[STATED EXERCISE]
Repeat every line of the listing below exactly, minus the pictures.

══ SOURCE MATERIAL ══

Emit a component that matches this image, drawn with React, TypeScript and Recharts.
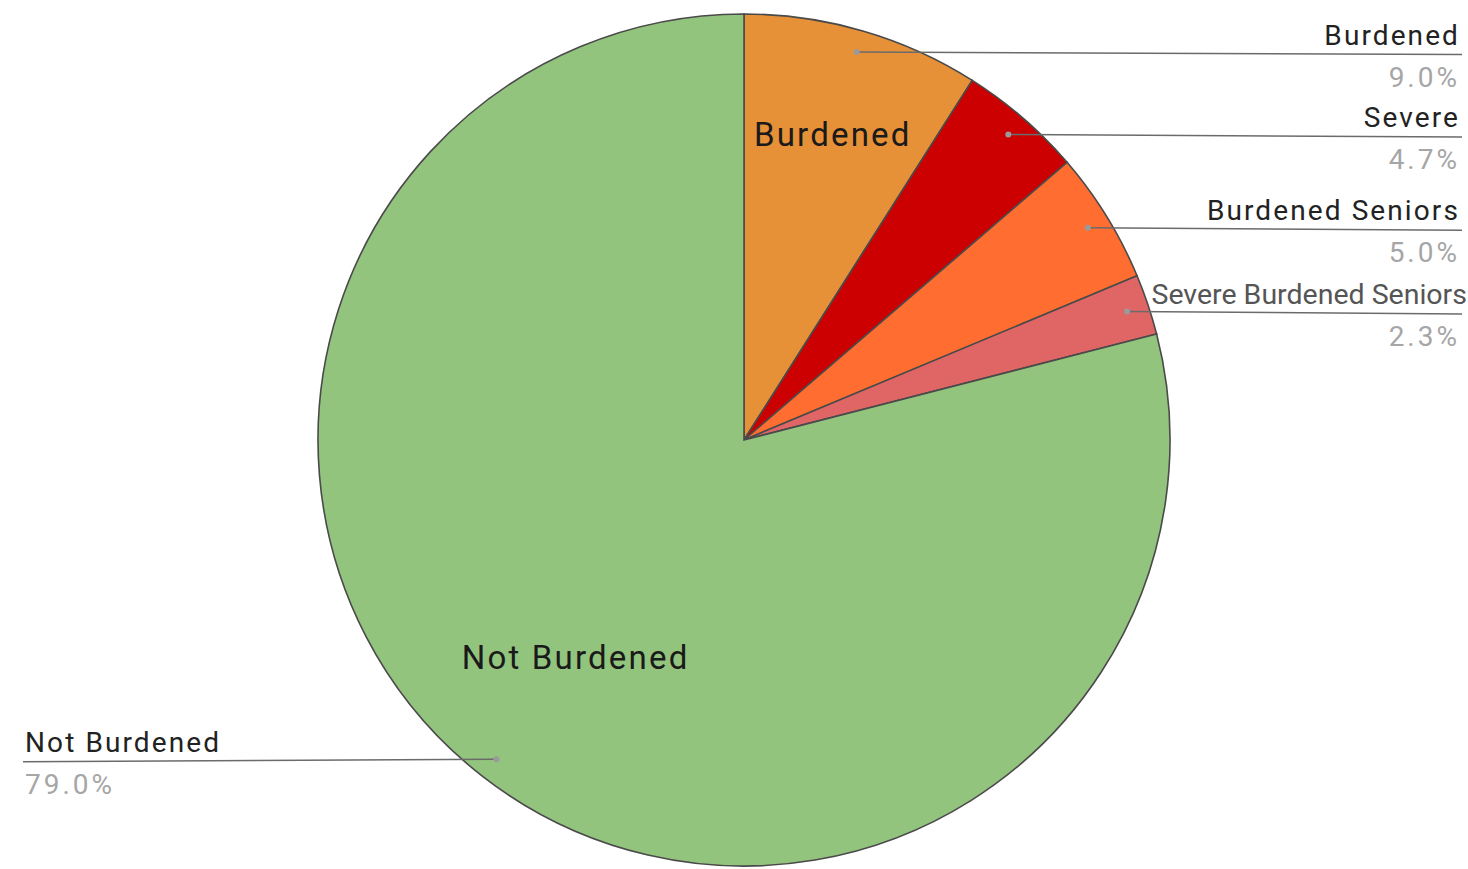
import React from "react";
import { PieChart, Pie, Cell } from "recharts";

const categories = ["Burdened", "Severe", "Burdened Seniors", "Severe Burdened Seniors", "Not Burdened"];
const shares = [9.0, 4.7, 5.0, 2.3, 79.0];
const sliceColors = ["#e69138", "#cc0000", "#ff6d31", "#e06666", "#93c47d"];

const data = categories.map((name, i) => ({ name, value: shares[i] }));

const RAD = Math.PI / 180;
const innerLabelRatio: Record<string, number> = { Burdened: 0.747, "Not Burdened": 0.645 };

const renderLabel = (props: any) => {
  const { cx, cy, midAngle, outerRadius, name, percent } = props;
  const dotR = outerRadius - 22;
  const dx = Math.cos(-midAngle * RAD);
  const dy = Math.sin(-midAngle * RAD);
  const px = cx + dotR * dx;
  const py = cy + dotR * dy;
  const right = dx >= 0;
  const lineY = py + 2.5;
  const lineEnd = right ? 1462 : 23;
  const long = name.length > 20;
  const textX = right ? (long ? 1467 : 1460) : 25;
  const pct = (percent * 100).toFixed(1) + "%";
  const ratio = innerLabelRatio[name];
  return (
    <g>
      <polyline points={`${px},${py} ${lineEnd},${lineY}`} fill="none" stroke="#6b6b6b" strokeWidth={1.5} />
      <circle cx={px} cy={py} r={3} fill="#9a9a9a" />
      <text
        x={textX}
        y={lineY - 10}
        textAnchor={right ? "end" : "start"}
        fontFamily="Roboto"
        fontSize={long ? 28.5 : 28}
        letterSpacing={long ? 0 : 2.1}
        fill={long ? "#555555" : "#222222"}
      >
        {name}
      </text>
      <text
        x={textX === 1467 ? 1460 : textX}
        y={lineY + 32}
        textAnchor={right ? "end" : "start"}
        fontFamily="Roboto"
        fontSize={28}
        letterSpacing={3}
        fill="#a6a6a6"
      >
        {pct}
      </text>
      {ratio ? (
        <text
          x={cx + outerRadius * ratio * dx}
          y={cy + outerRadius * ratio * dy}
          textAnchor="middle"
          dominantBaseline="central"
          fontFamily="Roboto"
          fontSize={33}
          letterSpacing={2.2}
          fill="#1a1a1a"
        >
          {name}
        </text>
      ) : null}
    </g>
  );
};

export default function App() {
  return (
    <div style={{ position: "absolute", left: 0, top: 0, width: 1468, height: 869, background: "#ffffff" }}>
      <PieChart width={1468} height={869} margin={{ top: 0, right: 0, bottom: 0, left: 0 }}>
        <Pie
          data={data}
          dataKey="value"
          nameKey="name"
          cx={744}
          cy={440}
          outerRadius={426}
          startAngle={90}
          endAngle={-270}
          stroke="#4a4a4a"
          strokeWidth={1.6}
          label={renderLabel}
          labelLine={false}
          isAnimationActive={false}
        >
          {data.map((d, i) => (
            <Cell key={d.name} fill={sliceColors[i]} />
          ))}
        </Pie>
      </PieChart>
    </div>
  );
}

═══

[OUTPUT BELOW]
Emit a component that matches this image, drawn with React, TypeScript and Recharts.
import React from "react";
import { PieChart, Pie, Cell } from "recharts";

const categories = ["Burdened", "Severe", "Burdened Seniors", "Severe Burdened Seniors", "Not Burdened"];
const shares = [9.0, 4.7, 5.0, 2.3, 79.0];
const sliceColors = ["#e69138", "#cc0000", "#ff6d31", "#e06666", "#93c47d"];

const data = categories.map((name, i) => ({ name, value: shares[i] }));

const RAD = Math.PI / 180;
const innerLabelRatio: Record<string, number> = { Burdened: 0.747, "Not Burdened": 0.645 };

const renderLabel = (props: any) => {
  const { cx, cy, midAngle, outerRadius, name, percent } = props;
  const dotR = outerRadius - 22;
  const dx = Math.cos(-midAngle * RAD);
  const dy = Math.sin(-midAngle * RAD);
  const px = cx + dotR * dx;
  const py = cy + dotR * dy;
  const right = dx >= 0;
  const lineY = py + 2.5;
  const lineEnd = right ? 1462 : 23;
  const long = name.length > 20;
  const textX = right ? (long ? 1467 : 1460) : 25;
  const pct = (percent * 100).toFixed(1) + "%";
  const ratio = innerLabelRatio[name];
  return (
    <g>
      <polyline points={`${px},${py} ${lineEnd},${lineY}`} fill="none" stroke="#6b6b6b" strokeWidth={1.5} />
      <circle cx={px} cy={py} r={3} fill="#9a9a9a" />
      <text
        x={textX}
        y={lineY - 10}
        textAnchor={right ? "end" : "start"}
        fontFamily="Roboto"
        fontSize={long ? 28.5 : 28}
        letterSpacing={long ? 0 : 2.1}
        fill={long ? "#555555" : "#222222"}
      >
        {name}
      </text>
      <text
        x={textX === 1467 ? 1460 : textX}
        y={lineY + 32}
        textAnchor={right ? "end" : "start"}
        fontFamily="Roboto"
        fontSize={28}
        letterSpacing={3}
        fill="#a6a6a6"
      >
        {pct}
      </text>
      {ratio ? (
        <text
          x={cx + outerRadius * ratio * dx}
          y={cy + outerRadius * ratio * dy}
          textAnchor="middle"
          dominantBaseline="central"
          fontFamily="Roboto"
          fontSize={33}
          letterSpacing={2.2}
          fill="#1a1a1a"
        >
          {name}
        </text>
      ) : null}
    </g>
  );
};

export default function App() {
  return (
    <div style={{ position: "absolute", left: 0, top: 0, width: 1468, height: 869, background: "#ffffff" }}>
      <PieChart width={1468} height={869} margin={{ top: 0, right: 0, bottom: 0, left: 0 }}>
        <Pie
          data={data}
          dataKey="value"
          nameKey="name"
          cx={744}
          cy={440}
          outerRadius={426}
          startAngle={90}
          endAngle={-270}
          stroke="#4a4a4a"
          strokeWidth={1.6}
          label={renderLabel}
          labelLine={false}
          isAnimationActive={false}
        >
          {data.map((d, i) => (
            <Cell key={d.name} fill={sliceColors[i]} />
          ))}
        </Pie>
      </PieChart>
    </div>
  );
}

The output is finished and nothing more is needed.